SECURITIES AND EXCHANGE COMMISSION

WASHINGTON, D.C. 20549

 

___________________________

 

FORM 8-K

 

CURRENT REPORT

Pursuant to Section 13 or 15(d) of the

Securities Exchange Act of 1934

 

Date of report (Date of earliest event reported): April 20, 2020 (April 17, 2020)

 

___________________________

 

Seneca Biopharma, Inc.

(Exact name of registrant as specified in Charter)

 

 

Delaware   001-33672   52-2007292

(State or other jurisdiction of

incorporation or organization)

  (Commission File No.)   (IRS Employee Identification No.)

 

20271 Goldenrod Lane, 2 nd Floor, Germantown, Maryland 20876

(Address of Principal Executive Offices)

 

(301) 366-4960

(Issuer Telephone number)

 

 

 

Check the appropriate box below if the Form 8-K filing is intended to simultaneously satisfy the filing obligation of the registrant under any of the following provisions (see General Instruction A.2. below):

 

  ¨ Written communications pursuant to Rule 425 under the Securities Act (17 CFR 230.425)
       
¨ Soliciting material pursuant to Rule 14a-12 under the Exchange Act (17 CFR 240.14a-12)
       
  ¨ Pre-commencement communications pursuant to Rule 14d-2(b) under the Exchange Act (17 CFR 240.14d-2(b))
       
  ¨ Pre-commencement communications pursuant to Rule 13e-4(c) under the Exchange Act (17 CFR 240.13e-4(c))
       

 

Indicate by check mark whether the registrant is an emerging growth company as defined in Rule 405 of the Securities Act of 1933 (17 CFR §230.405) or Rule 12b-2 of the Securities Exchange Act of 1934 (17 CFR §240.12b-2). Emerging growth company [   ]

 

If an emerging growth company, indicate by check mark if the registrant has elected not to use the extended transition period for complying with any new or revised financial accounting standards provided pursuant to Section 13(a) of the Exchange Act. [   ]

 

Securities registered pursuant to Section 12(b) of the Act:

 

Title of Class   Trading Symbol   Name of Each Exchange on Which Registered
Common stock, par value $0.01 per share   SNCA   NASDAQ Capital Market

 

 

 

Item 8.01Other Events.

 

On April 2, 2020, Seneca Biopharma, Inc. (the “Company”) disclosed on a current report on Form 8-K that the Company had received a written notice (“Original Notice”) from the Listing Qualifications Department of The Nasdaq Stock Market LLC (“Nasdaq”) indicating that the Company is not in compliance with the $1.00 Minimum Bid Price requirement set forth in Nasdaq Listing Rule 5550(a)(2) for continued listing on the Nasdaq Capital Market.
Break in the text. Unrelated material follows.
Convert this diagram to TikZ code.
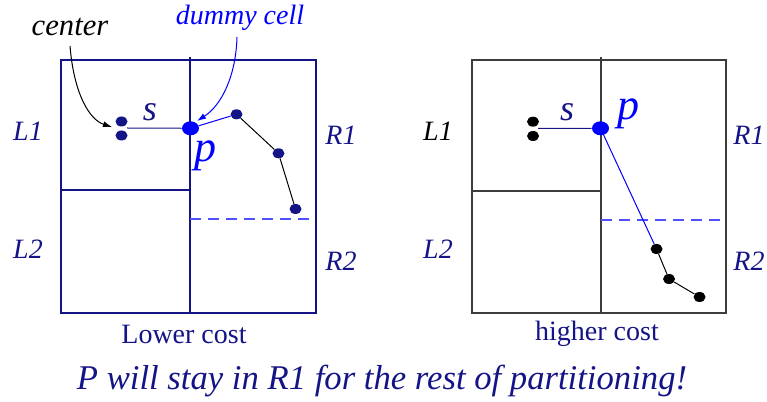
\documentclass[tikz,border=0pt]{standalone}
\usepackage{fontspec}
\setmainfont{Liberation Serif}
\usetikzlibrary{shapes.geometric,arrows.meta}
\definecolor{navy}{RGB}{20,20,135}
\definecolor{bblue}{RGB}{0,0,255}
\definecolor{dblue}{RGB}{80,80,255}
\definecolor{dgray}{RGB}{60,60,60}
\begin{document}
\begin{tikzpicture}[x=0.75pt,y=-0.75pt,
  dotn/.style={ellipse,fill=navy,inner sep=0pt,minimum width=9pt,minimum height=7.5pt},
  dotk/.style={ellipse,fill=black,inner sep=0pt,minimum width=9pt,minimum height=7.5pt},
  pdot/.style={ellipse,fill=bblue,inner sep=0pt,minimum width=12.75pt,minimum height=10.5pt},
  lab/.style={font=\fontsize{21}{21}\selectfont\itshape,inner sep=0pt},
  captext/.style={font=\fontsize{21}{21}\selectfont,text=navy,inner sep=0pt},
  slab/.style={font=\fontsize{27}{27}\selectfont\itshape,text=navy,inner sep=0pt},
  plab/.style={font=\fontsize{33}{33}\selectfont\itshape,text=bblue,inner sep=0pt},
  frame/.style={line width=1pt},
  thin/.style={line width=0.75pt},
  dashln/.style={dblue,dash pattern=on 8.25pt off 5.25pt,line width=1pt},
  arr/.style={thin,-{Latex[length=6.75pt,width=4.5pt]}}]
\useasboundingbox (0,0) rectangle (767,402);
% ---------- left panel ----------
\draw[frame,navy] (61,60) rectangle (316,313);
\draw[frame,navy] (190,57) -- (190,313);
\draw[frame,navy] (61,190) -- (191,190);
\draw[dashln] (190,219) -- (313,219);
\node[dotn] (a1) at (121.5,121.5) {};
\node[dotn] (a2) at (121.5,135.5) {};
\coordinate (am) at (127,128);
\node[pdot] (ap) at (190.5,128.3) {};
\node[dotn] (ad1) at (236.5,114.3) {};
\node[dotn] (ad2) at (278.5,153.3) {};
\node[dotn] (ad3) at (295.5,209) {};
\draw[thin,navy] (am) -- (ap);
\draw[thin,bblue] (ap) -- (ad1);
\draw[thin,black] (ad1) -- (ad2) -- (ad3);
\node[lab,text=navy] (aL1) at (28,131) {L1};
\node[lab,text=navy] (aL2) at (28,249) {L2};
\node[lab,text=navy] (aR1) at (341,135) {R1};
\node[lab,text=navy] (aR2) at (341,261) {R2};
\node[slab] (as) at (150,112) {s};
\node[plab] (apl) at (205,156) {p};
\node[captext] (alow) at (184,334) {Lower cost};
\node[font=\fontsize{23}{23}\selectfont\itshape,text=black,inner sep=0pt] (center) at (70,27) {center};
\node[lab,text=bblue] (dummy) at (240,18) {dummy cell};
\coordinate (cs) at (70,46);
\coordinate (ds) at (237,37);
\draw[arr,black] (cs) .. controls (74,95) and (90,120) .. (112,127);
\draw[arr,bblue] (ds) .. controls (236,75) and (222,105) .. (197,121);
% ---------- right panel ----------
\draw[frame,dgray] (472,60) rectangle (726,313);
\draw[frame,dgray] (601,57) -- (601,313);
\draw[frame,dgray] (472,191) -- (602,191);
\draw[dashln] (601,220) -- (723,220);
\node[dotk] (b1) at (533,121.7) {};
\node[dotk] (b2) at (533,136) {};
\coordinate (bm) at (538,128.5);
\node[pdot] (bp) at (600.5,128.3) {};
\node[dotk] (bd1) at (656.5,249) {};
\node[dotk] (bd2) at (669,279) {};
\node[dotk] (bd3) at (699.5,297) {};
\draw[thin,navy] (bm) -- (bp);
\draw[thin,bblue] (bp) -- (bd1);
\draw[thin,black] (bd1) -- (bd2) -- (bd3);
\node[lab,text=black] (bL1) at (438,131) {L1};
\node[lab,text=navy] (bL2) at (438,249) {L2};
\node[lab,text=navy] (bR1) at (749,135) {R1};
\node[lab,text=navy] (bR2) at (749,261) {R2};
\node[slab] (bs) at (567,112) {s};
\node[plab] (bpl) at (628,114) {p};
\node[captext] (bhigh) at (597,334) {higher cost};
% ---------- bottom ----------
\node[font=\fontsize{26}{26}\selectfont\itshape,text=navy,inner sep=0pt] (msg) at (382,381) {P will stay in R1 for the rest of partitioning!};
\end{tikzpicture}
\end{document}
The Original Notice stated that the Company had until September 28, 2020 to regain compliance with Rule 5550(a)(2).

 

On April 17, 2020, the Company received a subsequent written notice (“New Notice”) from Nasdaq, indicating that Nasdaq filed an immediately effective rule change with the Securities and Exchange Commission on April 16, 2020. Pursuant to the rule change, Nasdaq tolled the compliance period for bid price and market value of publicly held shares requirements (collectively, "Price-based Requirements") through June 30, 2020. As a result, companies presently in compliance periods for any Price-based Requirements will not be subject to being delisted for these concerns, and starting on July 1, 2020, companies will receive the balance of any compliance period in effect at the start of the tolling period to regain compliance.

 

Accordingly, since the Company had 163 calendar days remaining in its compliance period as of April 16, 2020, the Company will, upon reinstatement of the Price-based Requirements, have 163 calendar days from July 1, 2020, or until December 10, 2020, to regain compliance.

 

 

 

SIGNATURES

 

Pursuant to the requirements of the Securities Exchange Act of 1934, the Registrant has duly caused this Report on Form 8-K to be signed on its behalf by the undersigned hereunto duly authorized.

 

 

Date: April 20, 2020 Seneca Biopharma, Inc.